Create a Python script to connect. Use the GraphDatabase class from the driver:


from neo4j import GraphDatabase

# Connection details
uri = "bolt://localhost:7687"
username = "neo4j"
password = "your_password"

# Create driver instance
driver = GraphDatabase.driver(uri, auth=(username, password))

# Test connection
with driver.session() as session:
    result = session.run("RETURN 'Hello, Neo4j!' AS message")
    for record in result:
        print(record["message"])

driver.close()

Output:


Hello, Neo4j!

Replace your_password with your actual password. If successful, you are connected.

Step 4: Load Data for GDS

GDS works on in-memory graphs. First, load your graph data into a named graph. Use the gds.graph.project Cypher command. Here is an example with sample data:


# Create sample nodes and relationships
with driver.session() as session:
    session.run("CREATE (a:Person {name: 'Alice'})")
    session.run("CREATE (b:Person {name: 'Bob'})")
    session.run("CREATE (a)-[:KNOWS]->(b)")
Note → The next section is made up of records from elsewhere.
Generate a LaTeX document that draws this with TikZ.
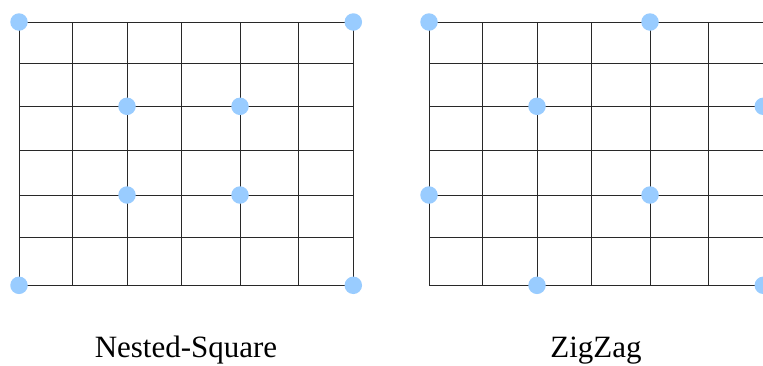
\documentclass[tikz,border=0pt]{standalone}
\usepackage{fontspec}
\setmainfont{Liberation Serif}
\definecolor{dotblue}{RGB}{153,204,255}
\definecolor{gridline}{RGB}{40,40,40}
\tikzset{
  gridln/.style={draw=gridline, line width=1pt},
  vtx/.style={circle, fill=dotblue, inner sep=0pt, minimum size=17.5pt},
  caption/.style={anchor=base, font=\fontsize{31}{36}\selectfont, inner sep=0pt}
}
\begin{document}
\begin{tikzpicture}[x=1pt,y=-1pt]
\useasboundingbox (0,0) rectangle (763,365);
\clip (0,0) rectangle (763,365);
% two grids: the right one is the left one shifted by 410
\foreach \dx/\g in {0/L,410/R}{
  \begin{scope}[xshift=\dx pt]
    \foreach \x in {19,72,127,181.7,240,298.3,353.3}
      \draw[gridln] (\x,22) -- (\x,285.3);
    \foreach \y in {22,63.7,106.3,150.7,195,237.7,285.3}
      \draw[gridln] (19,\y) -- (353.3,\y);
  \end{scope}
}
% Nested-Square dots
\node[vtx] (a1) at (19,22) {};
\node[vtx] (a2) at (353.3,22) {};
\node[vtx] (a3) at (19,285.3) {};
\node[vtx] (a4) at (353.3,285.3) {};
\node[vtx] (a5) at (127,106.3) {};
\node[vtx] (a6) at (240,106.3) {};
\node[vtx] (a7) at (127,195) {};
\node[vtx] (a8) at (240,195) {};
% ZigZag dots
\node[vtx] (b1) at (429,22) {};
\node[vtx] (b2) at (650,22) {};
\node[vtx] (b3) at (537,106.3) {};
\node[vtx] (b4) at (763.3,106.3) {};
\node[vtx] (b5) at (429,195) {};
\node[vtx] (b6) at (650,195) {};
\node[vtx] (b7) at (537,285.3) {};
\node[vtx] (b8) at (763.3,285.3) {};
% captions
\node[caption] (c1) at (186,357) {Nested-Square};
\node[caption] (c2) at (596,357) {ZigZag};
\end{tikzpicture}
\end{document}
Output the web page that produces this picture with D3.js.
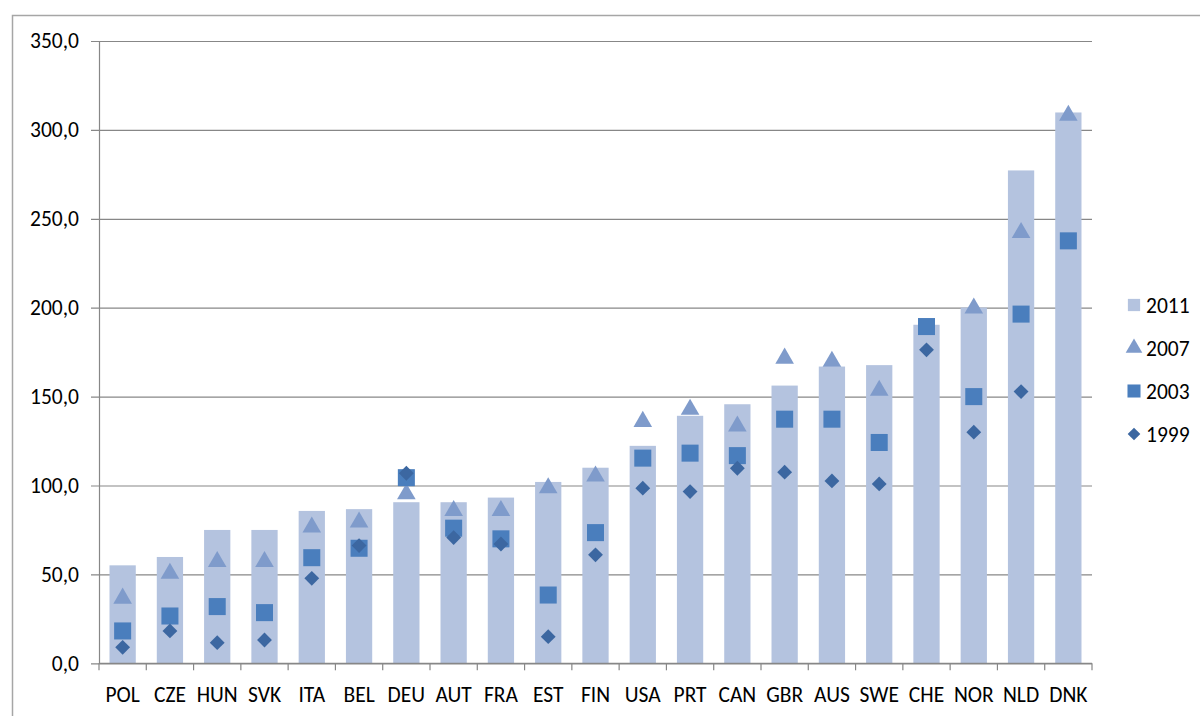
<!DOCTYPE html>
<html>
<head>
<meta charset="utf-8">
<script src="https://cdn.jsdelivr.net/npm/d3@7"></script>
<style>
  html, body { margin: 0; padding: 0; background: #fff; }
  svg { display: block; }
  text { font-family: Carlito, Lato, "Liberation Sans", sans-serif; fill: #000; }
</style>
</head>
<body>
<svg id="chart" width="1200" height="716"></svg>
<script>
// Countries, ordered by 2011 value
const countries = ["POL","CZE","HUN","SVK","ITA","BEL","DEU","AUT","FRA","EST","FIN",
                   "USA","PRT","CAN","GBR","AUS","SWE","CHE","NOR","NLD","DNK"];

// Series values (null = no observation)
const values2011 = [55.1, 59.8, 75.0, 75.0, 85.7, 86.7, 90.6, 90.6, 93.2, 102.0, 110.0,
                    122.3, 139.2, 145.7, 156.2, 166.9, 167.7, 190.4, 200.1, 277.2, 309.8];
const values2007 = [36.0, 50.0, 56.6, 56.6, 76.0, 78.8, 94.7, 85.3, 85.3, 98.1, 104.7,
                    135.4, 142.2, 132.8, 171.0, 169.2, 152.9, null, 199.2, 241.6, 307.6];
const values2003 = [18.2, 26.6, 31.9, 28.5, 59.4, 64.7, 104.4, 76.0, 70.0, 38.4, 73.5,
                    115.4, 118.2, 116.8, 137.3, 137.3, 124.2, 189.4, 150.0, 196.4, 237.6];
const values1999 = [9.0, 18.2, 11.6, 13.1, 47.8, 66.2, 106.9, 70.7, 67.1, 15.0, 61.0,
                    98.5, 96.6, 109.7, 107.5, 102.6, 100.9, 176.3, 130.0, 152.8, null];

// Axis ticks
const yTicks = [0, 50, 100, 150, 200, 250, 300, 350];

const svg = d3.select("#chart");

const plot = { left: 99, right: 1092, top: 41, bottom: 663.3 };
const FONT = "Carlito, Lato, 'Liberation Sans', sans-serif";
const FONT_SIZE = "21.5px";

const colors = {
  bar: "#b4c3df",
  tri: "#7f9bcb",
  sq: "#4a7ebd",
  dia: "#3c67a1",
  grid: "#878787"
};

// Square diamond (a square turned 45 degrees)
const rotatedSquare = {
  draw(context, size) {
    const r = Math.sqrt(size / 2);
    context.moveTo(0, -r);
    context.lineTo(r, 0);
    context.lineTo(0, r);
    context.lineTo(-r, 0);
    context.closePath();
  }
};

// Outer frame of the chart area
svg.append("rect")
  .attr("x", 12.5).attr("y", 15.5)
  .attr("width", 1300).attr("height", 800)
  .attr("fill", "none")
  .attr("stroke", "#a6a6a6")
  .attr("stroke-width", 1.5);

const x = d3.scaleBand()
  .domain(countries)
  .range([plot.left, plot.right])
  .paddingInner(0.8 / 1.8)
  .paddingOuter(0.4 / 1.8);

const y = d3.scaleLinear()
  .domain([0, 350])
  .range([plot.bottom, plot.top]);

const locale = d3.formatLocale({ decimal: ",", thousands: ".", grouping: [3], currency: ["", ""] });
const fmt = locale.format(".1f");

// Y axis with horizontal gridlines
const yAxis = svg.append("g")
  .attr("transform", `translate(${plot.left},0)`)
  .call(d3.axisLeft(y)
    .tickValues(yTicks)
    .tickFormat(fmt)
    .tickSizeInner(-(plot.right - plot.left))
    .tickSizeOuter(0)
    .tickPadding(12));
yAxis.select(".domain").attr("stroke", colors.grid).attr("stroke-width", 1.2);
yAxis.selectAll(".tick line")
  .attr("x1", -8)
  .attr("stroke", colors.grid)
  .attr("stroke-width", 1.2);
yAxis.selectAll(".tick text")
  .attr("x", -20)
  .style("font-size", FONT_SIZE)
  .style("font-family", FONT)
  .attr("fill", "#000");

// X axis: baseline, boundary ticks, country labels
const xAxis = svg.append("g")
  .attr("transform", `translate(0,${plot.bottom})`)
  .call(d3.axisBottom(x).tickSize(0).tickPadding(23));
xAxis.select(".domain").remove();
xAxis.selectAll(".tick text")
  .style("font-size", FONT_SIZE)
  .style("font-family", FONT)
  .attr("fill", "#000");

const step = x.step();
const boundaries = d3.range(countries.length + 1).map(i => plot.left + i * step);
xAxis.selectAll(".bnd")
  .data(boundaries)
  .join("line")
  .attr("class", "bnd")
  .attr("x1", d => d).attr("x2", d => d)
  .attr("y1", 0).attr("y2", 7)
  .attr("stroke", colors.grid)
  .attr("stroke-width", 1.2);

// 2011 bars
const cx = c => x(c) + x.bandwidth() / 2;
svg.append("g")
  .selectAll("rect")
  .data(countries.map((c, i) => ({ c, v: values2011[i] })))
  .join("rect")
  .attr("x", d => x(d.c))
  .attr("y", d => y(d.v))
  .attr("width", x.bandwidth())
  .attr("height", d => y(0) - y(d.v))
  .attr("fill", colors.bar);

// Baseline drawn on top of bars
svg.append("line")
  .attr("x1", plot.left).attr("x2", plot.right)
  .attr("y1", plot.bottom).attr("y2", plot.bottom)
  .attr("stroke", colors.grid)
  .attr("stroke-width", 1.2);

// Point series
const series = [
  { vals: values2007, shape: d3.symbolTriangle, size: 150, color: colors.tri, dy: -1 },
  { vals: values2003, shape: d3.symbolSquare, size: 290, color: colors.sq, dy: 0 },
  { vals: values1999, shape: rotatedSquare, size: 110, color: colors.dia, dy: 0 }
];

series.forEach(s => {
  svg.append("g")
    .selectAll("path")
    .data(countries.map((c, i) => ({ c, v: s.vals[i] })).filter(d => d.v != null))
    .join("path")
    .attr("transform", d => `translate(${cx(d.c)},${y(d.v) + s.dy})`)
    .attr("d", d3.symbol(s.shape, s.size))
    .attr("fill", s.color);
});

// Legend
const legendItems = [
  { label: "2011", shape: d3.symbolSquare, size: 150, color: colors.bar },
  { label: "2007", shape: d3.symbolTriangle, size: 120, color: colors.tri },
  { label: "2003", shape: d3.symbolSquare, size: 170, color: colors.sq },
  { label: "1999", shape: rotatedSquare, size: 80, color: colors.dia }
];
const legend = svg.append("g").attr("transform", "translate(1134,305)");
const li = legend.selectAll("g")
  .data(legendItems)
  .join("g")
  .attr("transform", (d, i) => `translate(0,${i * 43})`);
li.append("path")
  .attr("d", d => d3.symbol(d.shape, d.size)())
  .attr("fill", d => d.color);
li.append("text")
  .attr("x", 12)
  .attr("dy", "0.35em")
  .style("font-size", FONT_SIZE)
  .text(d => d.label);
</script>
</body>
</html>
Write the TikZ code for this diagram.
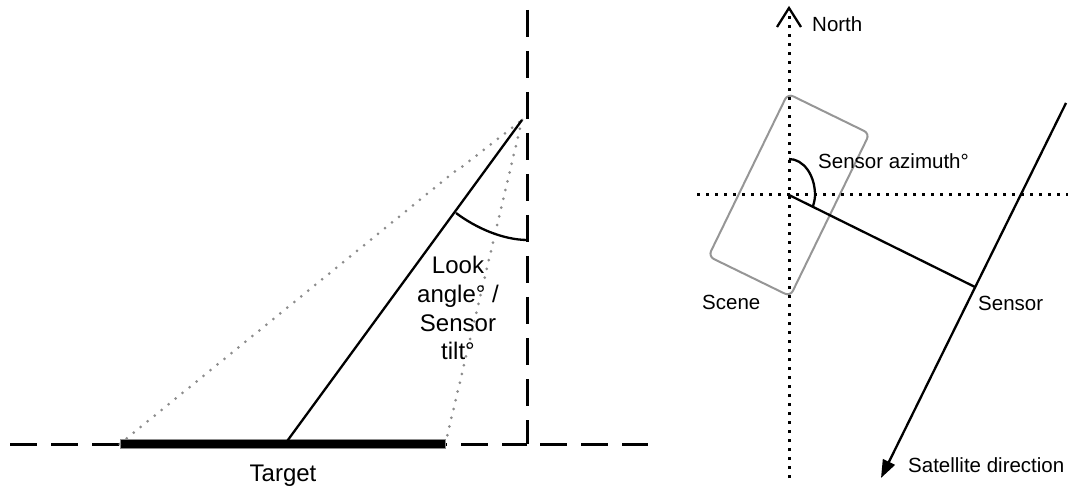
\documentclass[tikz,border=0pt]{standalone}
\usepackage{fontspec}
\setmainfont{Liberation Sans}
\usetikzlibrary{arrows.meta}
\definecolor{dotgray}{RGB}{140,140,140}
\definecolor{scenegray}{RGB}{150,150,150}
\begin{document}
\begin{tikzpicture}[x=1pt,y=-1pt,
  solidline/.style={line width=2.3pt},
  dashline/.style={line width=3pt, dash pattern=on 27pt off 14pt},
  graydots/.style={draw=dotgray,line width=3pt,line cap=round,dash pattern=on 0pt off 9pt},
  blackdots/.style={line width=3pt,dash pattern=on 3pt off 6pt},
  lbig/.style={font=\fontsize{24}{28.8}\selectfont, inner sep=0pt},
  lsmall/.style={font=\fontsize{20.5}{24}\selectfont, inner sep=0pt},
]
\useasboundingbox (0,0) rectangle (1068,486);
% ---------- left figure ----------
\coordinate (sL) at (522,120);
\coordinate (foot) at (285,444);
\coordinate (corner) at (527,444);
\coordinate (vtop) at (527,10);
\coordinate (hleft) at (10,444);
\coordinate (hright0) at (540,444);
\coordinate (hright) at (648,444);
\coordinate (kinkA) at (454,172);
\coordinate (kinkB) at (463,166);
\coordinate (arcA) at (456,213);
\coordinate (arcB) at (528,240);
\draw[dashline] (hleft) -- (corner);
\draw[dashline] (vtop) -- (corner);
\draw[dashline] (hright0) -- (hright);
\node[fill=black, draw=dotgray, line width=0.5pt, minimum width=325pt, minimum height=9pt, inner sep=0pt] (bar) at (282.5,444) {};
\draw[graydots] (bar.west) -- (kinkA) -- (kinkB) -- (sL);
\draw[graydots] (sL) -- (bar.east);
\draw[solidline] (sL) -- (foot);
\draw[solidline] (arcA) .. controls (476,228) and (503,240) .. (arcB);
\node[lbig, align=center] (look) at (458,308) {Look\\angle° /\\Sensor\\tilt°};
\node[lbig, anchor=base] (target) at (283,481.5) {Target};
% ---------- right figure ----------
\coordinate (C) at (789,195);
\coordinate (S) at (975,287);
\coordinate (ntip) at (789,8);
\coordinate (nl) at (777,27);
\coordinate (nr) at (801,27);
\coordinate (vbot) at (789,478);
\coordinate (hl) at (697,195);
\coordinate (hr) at (1068,195);
\coordinate (sattop) at (1066,103);
\coordinate (sattip) at (881,478);
\coordinate (azA) at (789,159);
\coordinate (azM) at (815,195);
\coordinate (azB) at (813,206);
\node[draw=scenegray, line width=2pt, rounded corners=6pt, minimum width=91pt, minimum height=181pt, rotate=-26, inner sep=0pt] (scene) at (C) {};
\draw[blackdots] (vbot) -- (789,12);
\draw[blackdots] (hl) -- (hr);
\draw[line width=2.3pt] (nl) -- (ntip) -- (nr);
\draw[solidline] (C) -- (S);
\draw[solidline, -{Triangle[length=18pt,width=13pt]}] (sattop) -- (sattip);
\draw[solidline] (azA) .. controls (803.4,159) and (815,175) .. (azM) .. controls (815,199) and (814,203) .. (azB);
\node[lsmall, anchor=base west] (north) at (812,32) {North};
\node[lsmall, anchor=base west] (azlabel) at (818,169) {Sensor azimuth°};
\node[lsmall, anchor=base west] (scenelabel) at (702,309) {Scene};
\node[lsmall, anchor=base west] (sensorlabel) at (978,310) {Sensor};
\node[lsmall, anchor=base west] (satlabel) at (908,472) {Satellite direction};
\end{tikzpicture}
\end{document}
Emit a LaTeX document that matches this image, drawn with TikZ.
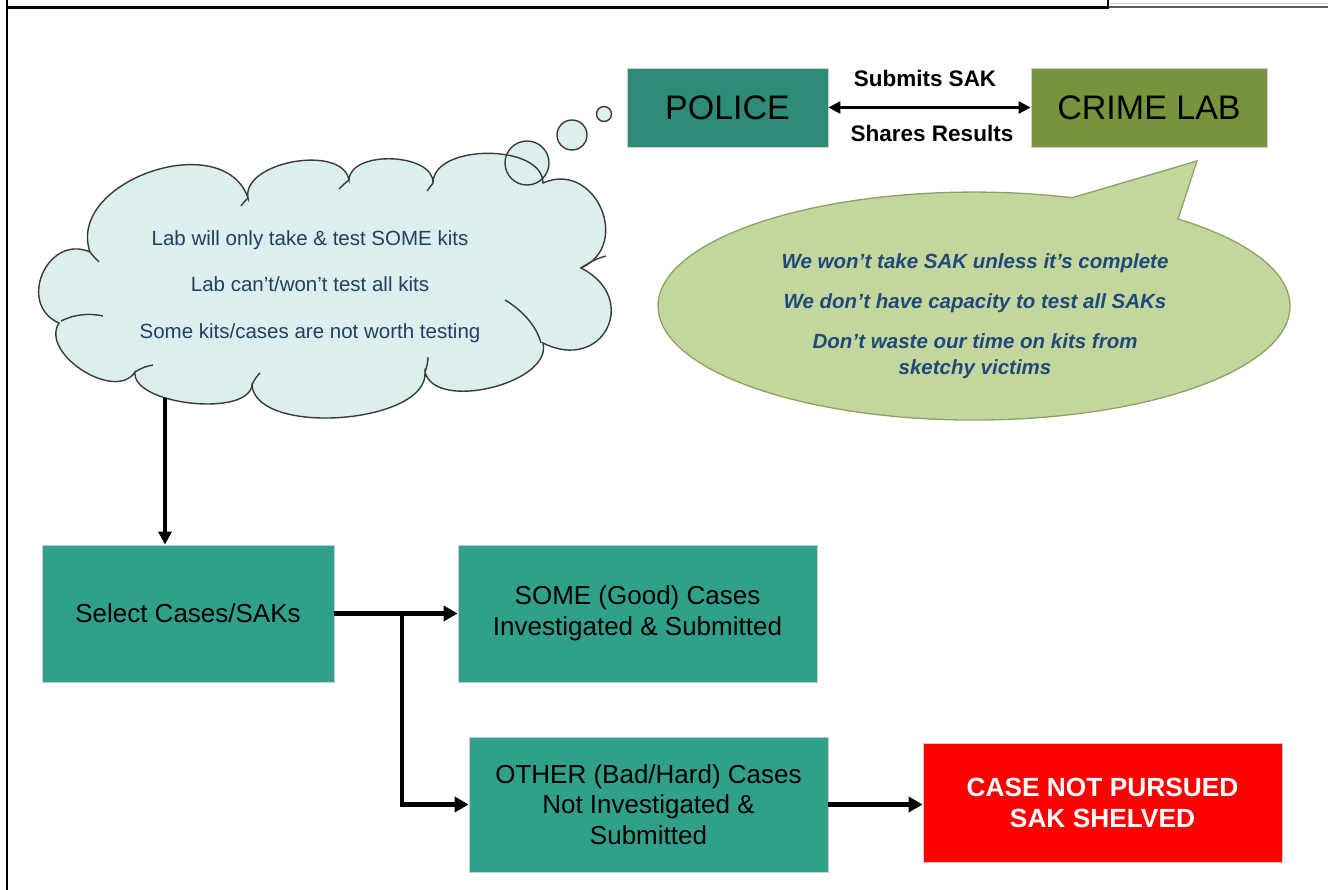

# Project the graph for GDS
with driver.session() as session:
    query = """
    CALL gds.graph.project(
        'myGraph',
        'Person',
        'KNOWS'
    )
    """
    session.run(query)
    print("Graph 'myGraph' created successfully.")

Output:


Graph 'myGraph' created successfully.

Now your graph is ready for algorithms.

Step 5: Run a GDS Algorithm

Let's run a simple PageRank algorithm. This finds important nodes in the graph:


# Run PageRank
with driver.session() as session:
    query = """
    CALL gds.pageRank.stream('myGraph')
    YIELD nodeId, score
    RETURN gds.util.asNode(nodeId).name AS name, score
    ORDER BY score DESC
    """
    result = session.run(query)
    for record in result:
        print(f"{record['name']}: {record['score']:.4f}")

Output:


Alice: 0.1500
Bob: 0.1500

Both nodes have equal scores because the graph is small. With more data, scores will vary.

Step 6: Handle Common Errors

You may encounter errors during installation. Here are common ones:

Error 1: "ModuleNotFoundError: No module named 'neo4j'"
Solution: Run pip install neo4j again. Ensure you are in the correct Python environment.

Error 2: "Unable to connect to Neo4j"
Solution: Check if your database is running. Verify the URI and port. For Neo4j Desktop, the default port is 7687.

Error 3: "There is no procedure with the name gds.graph.project"
Solution: The GDS plugin is not installed. Reinstall it from the plugin manager. Restart the database after installation.

Step 7: Use GDS with Pandas

You can combine GDS results with Pandas for analysis. Install Pandas first:


pip install pandas

Then convert results to a DataFrame:


import pandas as pd

with driver.session() as session:
    query = """
    CALL gds.pageRank.stream('myGraph')
    YIELD nodeId, score
    RETURN gds.util.asNode(nodeId).name AS name, score
    """
    result = session.run(query)
    df = pd.DataFrame([record.data() for record in result])
    print(df)

Output:


    name  score
0  Alice    0.15
1    Bob    0.15

This makes it easy to visualize or export data.

Best Practices

Always close the driver after use. Use with statements for sessions. This prevents resource leaks.

For large graphs, use the gds.graph.project command with memory limits. This avoids crashing your database.

Test your installation with a small dataset first. Then scale up gradually.

Conclusion

Installing Neo4j Graph Data Science in Python is straightforward. You need the Python driver and the GDS plugin. Connect, load data, and run algorithms like PageRank.

Remember to handle errors by checking your connection and plugin installation. Use Pandas for data manipulation. With these steps, you can start analyzing graph data today.

Graph analytics opens new insights. Explore community detection, shortest paths, and centrality. Your Python setup is ready for advanced graph science.